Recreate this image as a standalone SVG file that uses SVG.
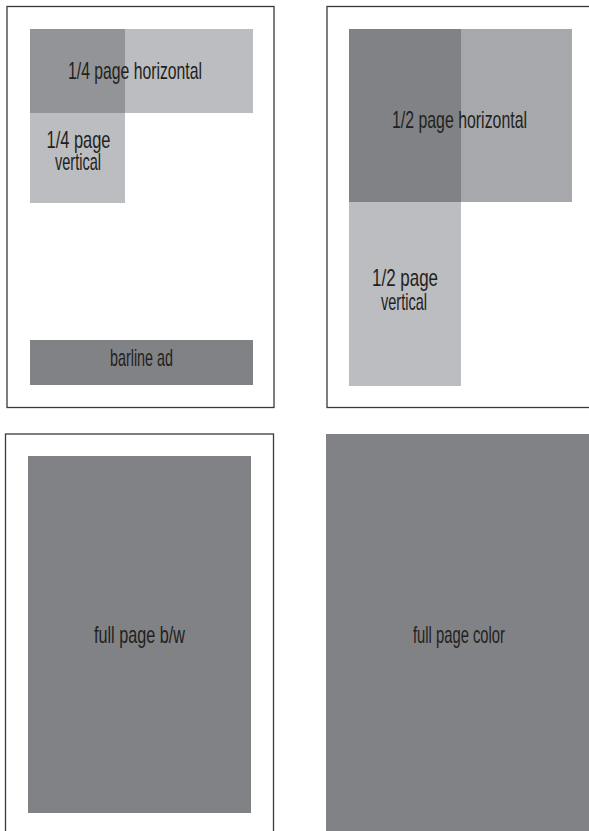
<svg xmlns="http://www.w3.org/2000/svg" width="589" height="831" viewBox="0 0 589 831">
<style>
.page{fill:#ffffff;stroke:#3a3a3c;stroke-width:1.3}
.dark{fill:#818285}
.light{fill:#bcbdc1}
.mid{fill:#a7a8ab}
.lbl{font-family:"Liberation Sans","DejaVu Sans",sans-serif;font-size:24px;fill:#231f20;text-anchor:middle}
</style>
<rect width="589" height="831" fill="#ffffff"/>
<g id="page-quarter">
<rect class="page" x="7" y="6.5" width="267" height="401"/>
<rect class="light" x="30" y="29" width="223" height="84"/>
<rect x="30" y="29" width="95" height="84" fill="#939497"/>
<rect class="light" x="30" y="113" width="95" height="90"/>
<text class="lbl" x="135" y="79" textLength="134" lengthAdjust="spacingAndGlyphs">1/4 page horizontal</text>
<text class="lbl" x="78.5" y="148" textLength="64" lengthAdjust="spacingAndGlyphs">1/4 page</text>
<text class="lbl" x="78" y="170" textLength="46" lengthAdjust="spacingAndGlyphs">vertical</text>
</g>
<g id="barline">
<rect class="dark" x="30" y="340" width="223" height="45"/>
<text class="lbl" x="141.5" y="366" textLength="63" lengthAdjust="spacingAndGlyphs">barline ad</text>
</g>
<g id="page-half">
<rect class="page" x="327" y="6.5" width="270" height="401"/>
<rect class="mid" x="349" y="29" width="223" height="173"/>
<rect class="dark" x="349" y="29" width="112" height="173"/>
<rect class="light" x="349" y="202" width="112" height="184"/>
<text class="lbl" x="459.5" y="128" textLength="135" lengthAdjust="spacingAndGlyphs">1/2 page horizontal</text>
<text class="lbl" x="405" y="286" textLength="66" lengthAdjust="spacingAndGlyphs">1/2 page</text>
<text class="lbl" x="404" y="310" textLength="46" lengthAdjust="spacingAndGlyphs">vertical</text>
</g>
<g id="page-full-bw">
<rect class="page" x="5.5" y="434" width="268" height="410"/>
<rect class="dark" x="28" y="456" width="223" height="357"/>
<text class="lbl" x="139.5" y="643" textLength="91" lengthAdjust="spacingAndGlyphs">full page b/w</text>
</g>
<g id="page-full-color">
<rect class="dark" x="326" y="434" width="270" height="410"/>
<text class="lbl" x="459" y="643" textLength="92" lengthAdjust="spacingAndGlyphs">full page color</text>
</g>
</svg>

========

What you have to do - Leave out the pictures and restate everything else word for word.

Solution to this problem -
Recreate this image as a standalone SVG file that uses SVG.
<svg xmlns="http://www.w3.org/2000/svg" width="589" height="831" viewBox="0 0 589 831">
<style>
.page{fill:#ffffff;stroke:#3a3a3c;stroke-width:1.3}
.dark{fill:#818285}
.light{fill:#bcbdc1}
.mid{fill:#a7a8ab}
.lbl{font-family:"Liberation Sans","DejaVu Sans",sans-serif;font-size:24px;fill:#231f20;text-anchor:middle}
</style>
<rect width="589" height="831" fill="#ffffff"/>
<g id="page-quarter">
<rect class="page" x="7" y="6.5" width="267" height="401"/>
<rect class="light" x="30" y="29" width="223" height="84"/>
<rect x="30" y="29" width="95" height="84" fill="#939497"/>
<rect class="light" x="30" y="113" width="95" height="90"/>
<text class="lbl" x="135" y="79" textLength="134" lengthAdjust="spacingAndGlyphs">1/4 page horizontal</text>
<text class="lbl" x="78.5" y="148" textLength="64" lengthAdjust="spacingAndGlyphs">1/4 page</text>
<text class="lbl" x="78" y="170" textLength="46" lengthAdjust="spacingAndGlyphs">vertical</text>
</g>
<g id="barline">
<rect class="dark" x="30" y="340" width="223" height="45"/>
<text class="lbl" x="141.5" y="366" textLength="63" lengthAdjust="spacingAndGlyphs">barline ad</text>
</g>
<g id="page-half">
<rect class="page" x="327" y="6.5" width="270" height="401"/>
<rect class="mid" x="349" y="29" width="223" height="173"/>
<rect class="dark" x="349" y="29" width="112" height="173"/>
<rect class="light" x="349" y="202" width="112" height="184"/>
<text class="lbl" x="459.5" y="128" textLength="135" lengthAdjust="spacingAndGlyphs">1/2 page horizontal</text>
<text class="lbl" x="405" y="286" textLength="66" lengthAdjust="spacingAndGlyphs">1/2 page</text>
<text class="lbl" x="404" y="310" textLength="46" lengthAdjust="spacingAndGlyphs">vertical</text>
</g>
<g id="page-full-bw">
<rect class="page" x="5.5" y="434" width="268" height="410"/>
<rect class="dark" x="28" y="456" width="223" height="357"/>
<text class="lbl" x="139.5" y="643" textLength="91" lengthAdjust="spacingAndGlyphs">full page b/w</text>
</g>
<g id="page-full-color">
<rect class="dark" x="326" y="434" width="270" height="410"/>
<text class="lbl" x="459" y="643" textLength="92" lengthAdjust="spacingAndGlyphs">full page color</text>
</g>
</svg>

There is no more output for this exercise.